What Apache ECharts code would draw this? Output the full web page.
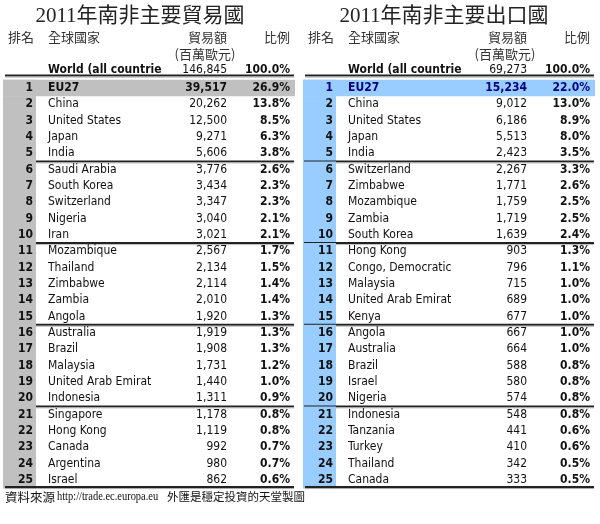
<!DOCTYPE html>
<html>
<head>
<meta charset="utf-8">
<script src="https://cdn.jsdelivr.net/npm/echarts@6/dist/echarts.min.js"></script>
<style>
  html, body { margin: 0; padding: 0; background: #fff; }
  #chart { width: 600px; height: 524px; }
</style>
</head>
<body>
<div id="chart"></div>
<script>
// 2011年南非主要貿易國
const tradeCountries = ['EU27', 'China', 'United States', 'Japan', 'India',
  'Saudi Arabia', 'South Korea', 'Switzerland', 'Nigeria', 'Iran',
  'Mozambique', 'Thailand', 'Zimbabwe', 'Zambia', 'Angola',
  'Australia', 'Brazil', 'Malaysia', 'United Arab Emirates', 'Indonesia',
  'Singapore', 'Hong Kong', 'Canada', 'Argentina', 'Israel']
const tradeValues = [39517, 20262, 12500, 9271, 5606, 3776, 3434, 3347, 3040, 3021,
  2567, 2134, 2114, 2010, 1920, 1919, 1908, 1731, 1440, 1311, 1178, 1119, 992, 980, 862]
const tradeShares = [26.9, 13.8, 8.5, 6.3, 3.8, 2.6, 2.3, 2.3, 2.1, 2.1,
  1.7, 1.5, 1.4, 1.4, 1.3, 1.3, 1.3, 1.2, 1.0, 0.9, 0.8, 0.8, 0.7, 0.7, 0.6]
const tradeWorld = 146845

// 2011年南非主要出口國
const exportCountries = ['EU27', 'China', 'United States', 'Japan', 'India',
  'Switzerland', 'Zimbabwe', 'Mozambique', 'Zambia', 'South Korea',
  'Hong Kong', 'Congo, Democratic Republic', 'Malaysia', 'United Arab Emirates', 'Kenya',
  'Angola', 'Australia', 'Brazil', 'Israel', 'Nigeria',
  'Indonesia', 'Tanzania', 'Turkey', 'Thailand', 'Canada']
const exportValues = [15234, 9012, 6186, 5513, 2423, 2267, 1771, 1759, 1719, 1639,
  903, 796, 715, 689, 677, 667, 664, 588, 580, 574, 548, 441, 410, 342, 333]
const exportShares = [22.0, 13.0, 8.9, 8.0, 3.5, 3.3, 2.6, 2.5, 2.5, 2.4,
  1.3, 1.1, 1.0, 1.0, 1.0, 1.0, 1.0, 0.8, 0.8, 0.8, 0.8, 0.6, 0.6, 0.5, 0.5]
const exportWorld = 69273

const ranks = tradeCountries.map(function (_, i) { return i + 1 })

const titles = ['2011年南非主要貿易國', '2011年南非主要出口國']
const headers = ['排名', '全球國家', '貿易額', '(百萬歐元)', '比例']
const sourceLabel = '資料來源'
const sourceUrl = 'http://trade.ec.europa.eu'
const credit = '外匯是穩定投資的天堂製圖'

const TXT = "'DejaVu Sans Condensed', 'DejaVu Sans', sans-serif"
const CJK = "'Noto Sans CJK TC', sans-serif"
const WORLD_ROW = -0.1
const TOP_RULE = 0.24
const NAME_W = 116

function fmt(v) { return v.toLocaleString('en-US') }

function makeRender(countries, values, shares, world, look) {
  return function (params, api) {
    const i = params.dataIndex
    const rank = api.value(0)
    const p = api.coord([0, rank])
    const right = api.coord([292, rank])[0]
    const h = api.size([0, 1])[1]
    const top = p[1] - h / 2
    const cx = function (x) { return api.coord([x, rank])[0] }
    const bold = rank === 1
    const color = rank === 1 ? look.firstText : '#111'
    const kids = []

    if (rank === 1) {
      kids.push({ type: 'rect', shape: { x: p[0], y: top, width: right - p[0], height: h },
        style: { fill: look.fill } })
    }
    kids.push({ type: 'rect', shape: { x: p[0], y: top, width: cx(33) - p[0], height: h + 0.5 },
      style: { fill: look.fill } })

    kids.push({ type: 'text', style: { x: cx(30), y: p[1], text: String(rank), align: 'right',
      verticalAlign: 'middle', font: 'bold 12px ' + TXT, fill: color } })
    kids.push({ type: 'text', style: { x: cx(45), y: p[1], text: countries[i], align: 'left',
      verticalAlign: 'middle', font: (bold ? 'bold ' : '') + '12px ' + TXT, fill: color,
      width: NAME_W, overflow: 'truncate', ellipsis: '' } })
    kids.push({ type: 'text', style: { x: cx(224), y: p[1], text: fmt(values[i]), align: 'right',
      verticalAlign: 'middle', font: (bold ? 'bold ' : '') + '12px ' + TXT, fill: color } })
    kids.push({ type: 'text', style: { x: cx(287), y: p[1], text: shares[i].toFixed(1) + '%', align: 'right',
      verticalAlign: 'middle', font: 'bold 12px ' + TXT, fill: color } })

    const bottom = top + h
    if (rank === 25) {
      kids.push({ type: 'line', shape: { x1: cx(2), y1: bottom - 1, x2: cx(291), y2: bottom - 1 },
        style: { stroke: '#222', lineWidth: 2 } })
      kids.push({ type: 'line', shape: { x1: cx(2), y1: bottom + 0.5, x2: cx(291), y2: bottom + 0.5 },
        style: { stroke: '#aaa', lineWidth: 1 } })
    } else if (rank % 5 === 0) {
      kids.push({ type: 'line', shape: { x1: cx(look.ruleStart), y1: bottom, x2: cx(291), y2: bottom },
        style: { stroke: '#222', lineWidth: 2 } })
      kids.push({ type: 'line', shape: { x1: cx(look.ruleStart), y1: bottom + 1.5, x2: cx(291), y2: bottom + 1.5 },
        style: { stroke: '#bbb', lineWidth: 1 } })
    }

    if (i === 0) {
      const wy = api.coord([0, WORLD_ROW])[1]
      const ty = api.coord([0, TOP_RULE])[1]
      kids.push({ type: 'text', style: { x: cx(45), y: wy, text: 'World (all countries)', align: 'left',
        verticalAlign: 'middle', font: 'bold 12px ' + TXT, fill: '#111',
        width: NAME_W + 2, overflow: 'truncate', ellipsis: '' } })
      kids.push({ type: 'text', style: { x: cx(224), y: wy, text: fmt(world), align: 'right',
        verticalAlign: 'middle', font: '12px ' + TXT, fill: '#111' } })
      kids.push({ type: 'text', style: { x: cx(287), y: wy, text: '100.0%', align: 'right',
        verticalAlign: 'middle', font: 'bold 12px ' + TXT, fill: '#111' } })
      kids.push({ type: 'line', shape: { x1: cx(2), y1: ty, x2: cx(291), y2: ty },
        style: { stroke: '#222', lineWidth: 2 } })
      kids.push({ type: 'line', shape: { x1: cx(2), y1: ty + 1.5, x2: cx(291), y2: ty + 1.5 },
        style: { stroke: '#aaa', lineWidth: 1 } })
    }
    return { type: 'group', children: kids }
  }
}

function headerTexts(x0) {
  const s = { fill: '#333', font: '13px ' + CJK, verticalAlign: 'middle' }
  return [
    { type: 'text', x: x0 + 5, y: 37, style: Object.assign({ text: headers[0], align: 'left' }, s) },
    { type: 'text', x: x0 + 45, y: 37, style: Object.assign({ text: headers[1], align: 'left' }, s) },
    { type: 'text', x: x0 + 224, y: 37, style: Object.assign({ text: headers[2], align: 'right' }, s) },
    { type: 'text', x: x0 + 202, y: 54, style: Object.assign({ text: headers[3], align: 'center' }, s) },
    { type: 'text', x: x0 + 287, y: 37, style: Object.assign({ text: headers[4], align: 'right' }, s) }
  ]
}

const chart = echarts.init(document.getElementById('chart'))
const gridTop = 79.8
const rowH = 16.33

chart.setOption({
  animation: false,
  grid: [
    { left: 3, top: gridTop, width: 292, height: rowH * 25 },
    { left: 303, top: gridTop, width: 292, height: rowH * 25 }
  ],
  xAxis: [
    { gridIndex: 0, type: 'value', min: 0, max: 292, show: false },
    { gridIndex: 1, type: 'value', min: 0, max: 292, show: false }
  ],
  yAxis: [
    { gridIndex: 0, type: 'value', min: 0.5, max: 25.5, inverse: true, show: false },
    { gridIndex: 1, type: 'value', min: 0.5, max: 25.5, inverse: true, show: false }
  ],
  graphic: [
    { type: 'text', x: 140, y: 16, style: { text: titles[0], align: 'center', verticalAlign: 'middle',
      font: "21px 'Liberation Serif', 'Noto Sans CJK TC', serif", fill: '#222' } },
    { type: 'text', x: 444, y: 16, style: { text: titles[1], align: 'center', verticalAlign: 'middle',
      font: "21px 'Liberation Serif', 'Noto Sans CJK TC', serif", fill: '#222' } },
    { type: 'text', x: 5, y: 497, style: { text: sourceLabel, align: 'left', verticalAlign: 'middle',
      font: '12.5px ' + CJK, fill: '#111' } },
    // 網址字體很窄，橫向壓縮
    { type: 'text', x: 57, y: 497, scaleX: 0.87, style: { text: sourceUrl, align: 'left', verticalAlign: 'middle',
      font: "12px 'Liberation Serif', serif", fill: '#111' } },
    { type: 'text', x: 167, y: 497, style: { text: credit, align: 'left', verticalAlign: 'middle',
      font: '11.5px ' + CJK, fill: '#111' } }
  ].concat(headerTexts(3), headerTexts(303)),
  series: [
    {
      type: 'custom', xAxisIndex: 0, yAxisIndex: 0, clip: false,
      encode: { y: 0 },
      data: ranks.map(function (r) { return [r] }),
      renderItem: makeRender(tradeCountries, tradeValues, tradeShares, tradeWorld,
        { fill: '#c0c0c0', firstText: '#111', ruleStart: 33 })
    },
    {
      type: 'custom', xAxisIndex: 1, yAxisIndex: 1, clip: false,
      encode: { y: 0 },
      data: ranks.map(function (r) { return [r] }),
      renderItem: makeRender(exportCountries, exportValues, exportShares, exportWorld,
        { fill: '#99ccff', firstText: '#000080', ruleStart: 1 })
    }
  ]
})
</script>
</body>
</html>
##############################
- **Exercise description**
Return only the lines running from the top of the data to the line that holds "const ranks = tradeCountries.map(function". Include both of those lines, but skip the pictures.

- **Output**
What Apache ECharts code would draw this? Output the full web page.
<!DOCTYPE html>
<html>
<head>
<meta charset="utf-8">
<script src="https://cdn.jsdelivr.net/npm/echarts@6/dist/echarts.min.js"></script>
<style>
  html, body { margin: 0; padding: 0; background: #fff; }
  #chart { width: 600px; height: 524px; }
</style>
</head>
<body>
<div id="chart"></div>
<script>
// 2011年南非主要貿易國
const tradeCountries = ['EU27', 'China', 'United States', 'Japan', 'India',
  'Saudi Arabia', 'South Korea', 'Switzerland', 'Nigeria', 'Iran',
  'Mozambique', 'Thailand', 'Zimbabwe', 'Zambia', 'Angola',
  'Australia', 'Brazil', 'Malaysia', 'United Arab Emirates', 'Indonesia',
  'Singapore', 'Hong Kong', 'Canada', 'Argentina', 'Israel']
const tradeValues = [39517, 20262, 12500, 9271, 5606, 3776, 3434, 3347, 3040, 3021,
  2567, 2134, 2114, 2010, 1920, 1919, 1908, 1731, 1440, 1311, 1178, 1119, 992, 980, 862]
const tradeShares = [26.9, 13.8, 8.5, 6.3, 3.8, 2.6, 2.3, 2.3, 2.1, 2.1,
  1.7, 1.5, 1.4, 1.4, 1.3, 1.3, 1.3, 1.2, 1.0, 0.9, 0.8, 0.8, 0.7, 0.7, 0.6]
const tradeWorld = 146845

// 2011年南非主要出口國
const exportCountries = ['EU27', 'China', 'United States', 'Japan', 'India',
  'Switzerland', 'Zimbabwe', 'Mozambique', 'Zambia', 'South Korea',
  'Hong Kong', 'Congo, Democratic Republic', 'Malaysia', 'United Arab Emirates', 'Kenya',
  'Angola', 'Australia', 'Brazil', 'Israel', 'Nigeria',
  'Indonesia', 'Tanzania', 'Turkey', 'Thailand', 'Canada']
const exportValues = [15234, 9012, 6186, 5513, 2423, 2267, 1771, 1759, 1719, 1639,
  903, 796, 715, 689, 677, 667, 664, 588, 580, 574, 548, 441, 410, 342, 333]
const exportShares = [22.0, 13.0, 8.9, 8.0, 3.5, 3.3, 2.6, 2.5, 2.5, 2.4,
  1.3, 1.1, 1.0, 1.0, 1.0, 1.0, 1.0, 0.8, 0.8, 0.8, 0.8, 0.6, 0.6, 0.5, 0.5]
const exportWorld = 69273

const ranks = tradeCountries.map(function (_, i) { return i + 1 })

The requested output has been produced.